THE ZAMBEZI DELTA
Delta ID # 42
Contributed by Huh et al, 2004.
Zambezi River Delta, Mozambique, Africa
LOCATION LAT. 18°47’S, LONG. 36°22’E
LANDMASS DRAINED CENTRAL AFRICA
BASIN OF DEPOSITION INDIAN OCEAN
AIR TEMP RANGE 16°C-26°C,
CLIMATE TROPICAL SAVANNA (Aw)
TYPE OF TIDE SEMIDIURNAL
DRAINAGE BASIN AREA 1.329X106 KM2
ID 7166073000019851, PATH 166 ROW 73
IMAGE ACQUIRED JULY 16, 2000
Contributed by Professor James Coleman, LSU. From: Coleman and Huh, 2004.
The Zambezi River arises in central Africa and the western portion of the drainage basin is located in the Quaternary and Tertiary sediments of the Etosha Basin. The central and eastern portion of the basin drains the PreCambrian Luffillian Arch and the East African Rift. The drainage basin has an area of 1,388,200 sq km and is sparsely vegetated with grasslands and savannas and flooded grasslands. The main channel of the Zambezi flows for some 2,650 km before entering the Indian Ocean. The drainage density is quite high and numerous dams have been constructed that impound large freshwater lakes (Figure 89). The average elevation in the basin is 1,058 m with a maximum of 1,847 m and a minimum of 333 m. The average annual rainfall is 955 mm, with a maximum of 1,518 mm and a minimum of 533 mm. The rainy months commence in November and last through mid April with an average monthly rainfall of 140 mm. The dry period is from mid-April through October and the monthly average rainfall rarely exceeds 20 mm. Thus there is distinct wet and dry periods within the basin.

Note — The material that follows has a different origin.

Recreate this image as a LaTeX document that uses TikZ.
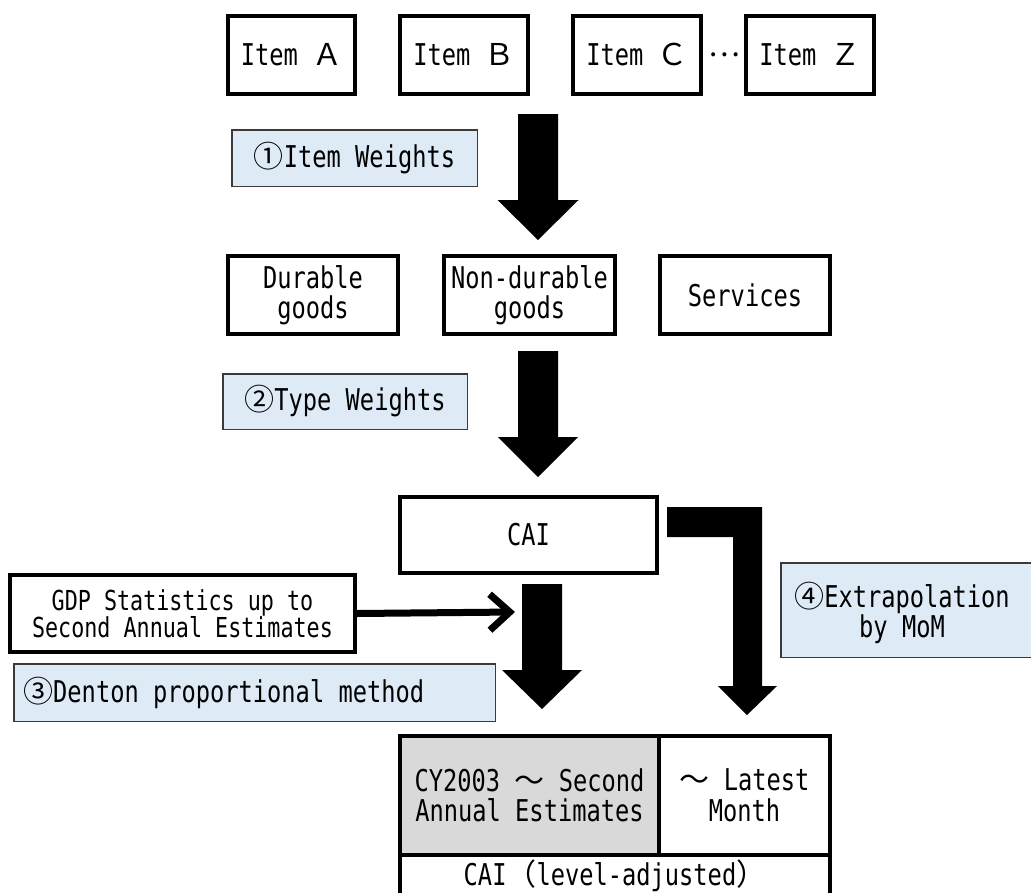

The alluvial valley is well-defined in its lower reaches and the channel displays a predominantly braided pattern. Average annual discharge is 3,341 cu m/sec, with a maximum of 4,558 cu m/sec and a minimum of 1,954 cu m/sec. The delta protrudes slightly into the Indian Ocean (42-i07) and has an area of 2,705 sq km. Wave energy is quite high and numerous beach ridges are found abandoned within the delta plain, alongshore away from the delta, and flanking the river mouths. Tidal influence is best expressed south and north of the delta, where broad tidal basins exist. Within the delta plain, abandoned channels are present, indicating rather active changes in the distributary channels. Extensive mangroves are present in the lower delta (deep red colored in 42-i05 and in the tidal basins. Salt flats are common in the interdistributary basins and vegetation is sparse. The river carries a substantial silt and clay suspended load and the distinct sediment plumes are visible in the satellite image.
The lower delta plain is virtually absent of any agricultural or industrial land use. Comparison of 1986 [42-i06] and 2000 [42-i07] satellite images indicates that coastal erosion is quite high along the delta front [42-i05]. Some 11,322 acres of wetlands and coastal barriers have been lost in the fourteen year period between the satellite images. The only significant land gain is along some of the tidal channels and at the mouths of the main channels [42-i03]. In the fourteen year period, some 5,388 acres if new delta plain sediments has been formed, thus there has been a net loss of delta plain wetland of 5,934 acres. This represents an average annual rate of wetland loss of 424 acres/year.
The influence of humankind.
There is virtually no agricultural or industrial use in the lower delta plain, but at the head of the delta the upper delta plain, is undergoing some change to agricultural use. This is especially so in the areas adjacent to the active channel [42-i02]. In 1986, a total of only 5,313 acres of land were under cultivation. But by the year 2000, a total of 85,677 acres were utilized for agricultural purposes, an increase of 80,364 acres [42-i04]. This represents an annual rate of delta plain loss of 5,740 acres/year. As agricultural practices increase and levees are constructed to block tidal water incursions, it is highly probable that land reclamation will continue to expand into the lower delta.